-- Begin --
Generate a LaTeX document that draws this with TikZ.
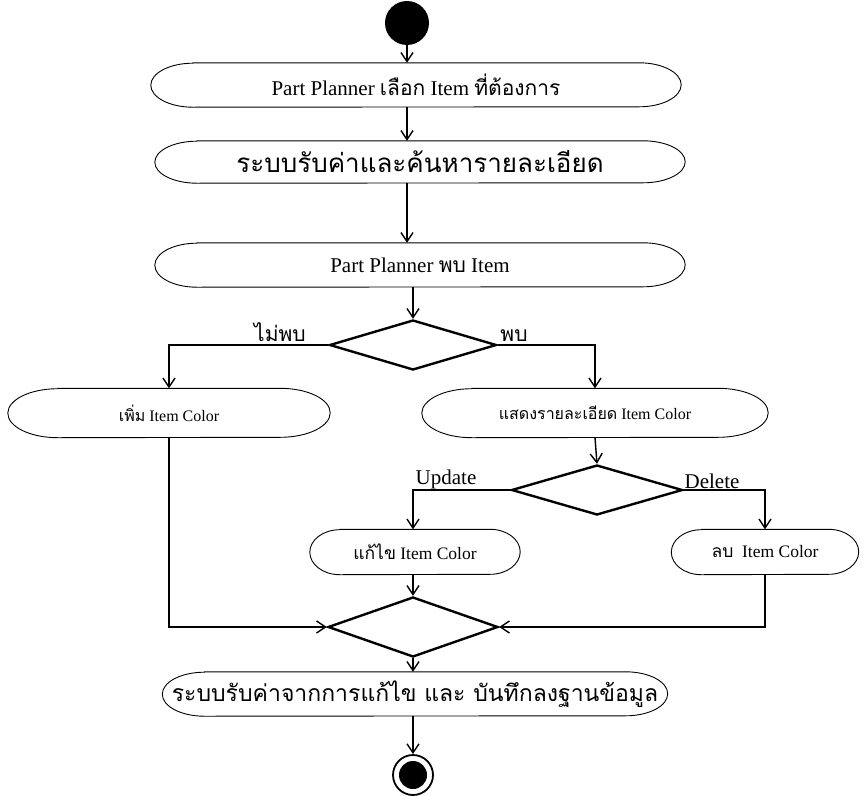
\documentclass[tikz,border=0pt]{standalone}
\usepackage{fontspec}
\setmainfont{Liberation Serif}
\newfontfamily\thai[Script=Thai]{Loma}
\usetikzlibrary{arrows.meta,shapes.geometric}

\tikzset{
  barb/.tip={Straight Barb[length=9pt,width=12pt,line width=1.4pt]},
  flow/.style={line width=1.4pt,-barb},
  branch/.style={line width=2.6pt,-barb},
  choice/.style={line width=2pt,-barb},
  capsule/.style={draw=none,inner sep=0pt,align=center},
  outline/.style={line width=0.9pt},
  decision/.style={diamond,draw,line width=2.4pt,inner sep=0pt},
  lbl/.style={inner sep=0pt,font=\fontsize{21}{24}\selectfont},
  maintext/.style={font=\fontsize{21}{24}\selectfont},
  sidetext/.style={font=\fontsize{16}{19}\selectfont},
  smalltext/.style={font=\fontsize{17.5}{20}\selectfont},
}

% outline of an activity: straight top/bottom, elliptic ends
% #1 node, #2 half height, #3 horizontal radius of the ends
\newcommand\activity[3]{%
  \draw[outline] ([xshift=#3]#1.north west) -- ([xshift=-#3]#1.north east)
    arc[start angle=90,end angle=-90,x radius=#3,y radius=#2]
    -- ([xshift=#3]#1.south west)
    arc[start angle=270,end angle=90,x radius=#3,y radius=#2] -- cycle;}

\begin{document}
\begin{tikzpicture}[x=1pt,y=-1pt]
\useasboundingbox (0,0) rectangle (864,795);

% initial state
\node[circle,fill=black,minimum size=44pt,inner sep=0pt] (start) at (407,23) {};

% activities on the main column
\node[capsule,maintext,minimum width=530pt,minimum height=44pt] (e1) at (416,85)
  {Part Planner {\thai เลือก} Item {\thai ที่ต้องการ}};
\node[capsule,minimum width=530pt,minimum height=42pt] (e2) at (420,162)
  {\thai\fontsize{26}{30}\selectfont ระบบรับค่าและค้นหารายละเอียด};
\node[capsule,maintext,minimum width=530pt,minimum height=44pt] (e3) at (420,265)
  {Part Planner {\thai พบ} Item};
\activity{e1}{22pt}{42pt}
\activity{e2}{21pt}{42pt}
\activity{e3}{22pt}{42pt}

% first decision
\node[decision,minimum width=167pt,minimum height=50pt] (d1) at (413,345) {};

% branches
\node[capsule,sidetext,minimum width=322pt,minimum height=49pt] (eL) at (169,413)
  {{\thai เพิ่ม} Item Color};
\node[capsule,sidetext,minimum width=346pt,minimum height=49pt] (eR) at (595,413)
  {{\thai แสดงรายละเอียด} Item Color};
\activity{eL}{24.5pt}{50pt}
\activity{eR}{24.5pt}{50pt}

% second decision
\node[decision,minimum width=171pt,minimum height=50pt] (d2) at (597,490) {};

\node[capsule,smalltext,minimum width=210pt,minimum height=45pt] (eU) at (415,552)
  {{\thai แก้ไข} Item Color};
\node[capsule,smalltext,minimum width=187pt,minimum height=45pt] (eD) at (765,552)
  {{\thai ลบ}\ \ Item Color};
\activity{eU}{22.5pt}{30pt}
\activity{eD}{22.5pt}{30pt}

% merge
\node[decision,minimum width=170pt,minimum height=60pt] (d3) at (413,627) {};

\node[capsule,minimum width=505pt,minimum height=44pt] (eF) at (415,694)
  {\thai\fontsize{23}{27}\selectfont ระบบรับค่าจากการแก้ไข และ บันทึกลงฐานข้อมูล};
\activity{eF}{22pt}{42pt}

% final state
\node[circle,draw,line width=1.8pt,minimum size=40pt,inner sep=0pt] (stop) at (413,775) {};
\fill (stop.center) circle (14pt);

% guard labels
\node[lbl,anchor=south] (nofind) at (280,342) {\thai ไม่พบ};
\node[lbl,anchor=south] (found) at (514,342) {\thai พบ};
\node[lbl,anchor=south] (upd) at (446,489) {Update};
\node[lbl,anchor=south] (del) at (712,489) {Delete};

% connectors
\draw[flow] (start) -- (e1.north -| start);
\draw[flow] (e1.south -| start) -- (e2.north -| start);
\draw[flow] (e2.south -| start) -- (e3.north -| start);
\draw[flow] (e3.south -| d1) -- (d1.north);
\draw[branch] (d1.west) -| (eL.north);
\draw[branch] (d1.east) -| (eR.north);
\draw[flow] (eR.south) -- (d2.north);
\draw[choice] (d2.west) -| (eU.north -| d1);
\draw[choice] (d2.east) -| (eD.north);
\draw[flow] (eU.south -| d3) -- (d3.north);
\draw[flow] (eL.south) |- (d3.west);
\draw[flow] (eD.south) |- (d3.east);
\draw[flow] (d3.south) -- (eF.north -| d3);
\draw[flow] (eF.south -| stop) -- (stop.north);
\end{tikzpicture}
\end{document}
-- End --
● Task prompt
Copy out each line exactly, without the pictures.

● Full response
Generate a LaTeX document that draws this with TikZ.
\documentclass[tikz,border=0pt]{standalone}
\usepackage{fontspec}
\setmainfont{Liberation Serif}
\newfontfamily\thai[Script=Thai]{Loma}
\usetikzlibrary{arrows.meta,shapes.geometric}

\tikzset{
  barb/.tip={Straight Barb[length=9pt,width=12pt,line width=1.4pt]},
  flow/.style={line width=1.4pt,-barb},
  branch/.style={line width=2.6pt,-barb},
  choice/.style={line width=2pt,-barb},
  capsule/.style={draw=none,inner sep=0pt,align=center},
  outline/.style={line width=0.9pt},
  decision/.style={diamond,draw,line width=2.4pt,inner sep=0pt},
  lbl/.style={inner sep=0pt,font=\fontsize{21}{24}\selectfont},
  maintext/.style={font=\fontsize{21}{24}\selectfont},
  sidetext/.style={font=\fontsize{16}{19}\selectfont},
  smalltext/.style={font=\fontsize{17.5}{20}\selectfont},
}

% outline of an activity: straight top/bottom, elliptic ends
% #1 node, #2 half height, #3 horizontal radius of the ends
\newcommand\activity[3]{%
  \draw[outline] ([xshift=#3]#1.north west) -- ([xshift=-#3]#1.north east)
    arc[start angle=90,end angle=-90,x radius=#3,y radius=#2]
    -- ([xshift=#3]#1.south west)
    arc[start angle=270,end angle=90,x radius=#3,y radius=#2] -- cycle;}

\begin{document}
\begin{tikzpicture}[x=1pt,y=-1pt]
\useasboundingbox (0,0) rectangle (864,795);

% initial state
\node[circle,fill=black,minimum size=44pt,inner sep=0pt] (start) at (407,23) {};

% activities on the main column
\node[capsule,maintext,minimum width=530pt,minimum height=44pt] (e1) at (416,85)
  {Part Planner {\thai เลือก} Item {\thai ที่ต้องการ}};
\node[capsule,minimum width=530pt,minimum height=42pt] (e2) at (420,162)
  {\thai\fontsize{26}{30}\selectfont ระบบรับค่าและค้นหารายละเอียด};
\node[capsule,maintext,minimum width=530pt,minimum height=44pt] (e3) at (420,265)
  {Part Planner {\thai พบ} Item};
\activity{e1}{22pt}{42pt}
\activity{e2}{21pt}{42pt}
\activity{e3}{22pt}{42pt}

% first decision
\node[decision,minimum width=167pt,minimum height=50pt] (d1) at (413,345) {};

% branches
\node[capsule,sidetext,minimum width=322pt,minimum height=49pt] (eL) at (169,413)
  {{\thai เพิ่ม} Item Color};
\node[capsule,sidetext,minimum width=346pt,minimum height=49pt] (eR) at (595,413)
  {{\thai แสดงรายละเอียด} Item Color};
\activity{eL}{24.5pt}{50pt}
\activity{eR}{24.5pt}{50pt}

% second decision
\node[decision,minimum width=171pt,minimum height=50pt] (d2) at (597,490) {};

\node[capsule,smalltext,minimum width=210pt,minimum height=45pt] (eU) at (415,552)
  {{\thai แก้ไข} Item Color};
\node[capsule,smalltext,minimum width=187pt,minimum height=45pt] (eD) at (765,552)
  {{\thai ลบ}\ \ Item Color};
\activity{eU}{22.5pt}{30pt}
\activity{eD}{22.5pt}{30pt}

% merge
\node[decision,minimum width=170pt,minimum height=60pt] (d3) at (413,627) {};

\node[capsule,minimum width=505pt,minimum height=44pt] (eF) at (415,694)
  {\thai\fontsize{23}{27}\selectfont ระบบรับค่าจากการแก้ไข และ บันทึกลงฐานข้อมูล};
\activity{eF}{22pt}{42pt}

% final state
\node[circle,draw,line width=1.8pt,minimum size=40pt,inner sep=0pt] (stop) at (413,775) {};
\fill (stop.center) circle (14pt);

% guard labels
\node[lbl,anchor=south] (nofind) at (280,342) {\thai ไม่พบ};
\node[lbl,anchor=south] (found) at (514,342) {\thai พบ};
\node[lbl,anchor=south] (upd) at (446,489) {Update};
\node[lbl,anchor=south] (del) at (712,489) {Delete};

% connectors
\draw[flow] (start) -- (e1.north -| start);
\draw[flow] (e1.south -| start) -- (e2.north -| start);
\draw[flow] (e2.south -| start) -- (e3.north -| start);
\draw[flow] (e3.south -| d1) -- (d1.north);
\draw[branch] (d1.west) -| (eL.north);
\draw[branch] (d1.east) -| (eR.north);
\draw[flow] (eR.south) -- (d2.north);
\draw[choice] (d2.west) -| (eU.north -| d1);
\draw[choice] (d2.east) -| (eD.north);
\draw[flow] (eU.south -| d3) -- (d3.north);
\draw[flow] (eL.south) |- (d3.west);
\draw[flow] (eD.south) |- (d3.east);
\draw[flow] (d3.south) -- (eF.north -| d3);
\draw[flow] (eF.south -| stop) -- (stop.north);
\end{tikzpicture}
\end{document}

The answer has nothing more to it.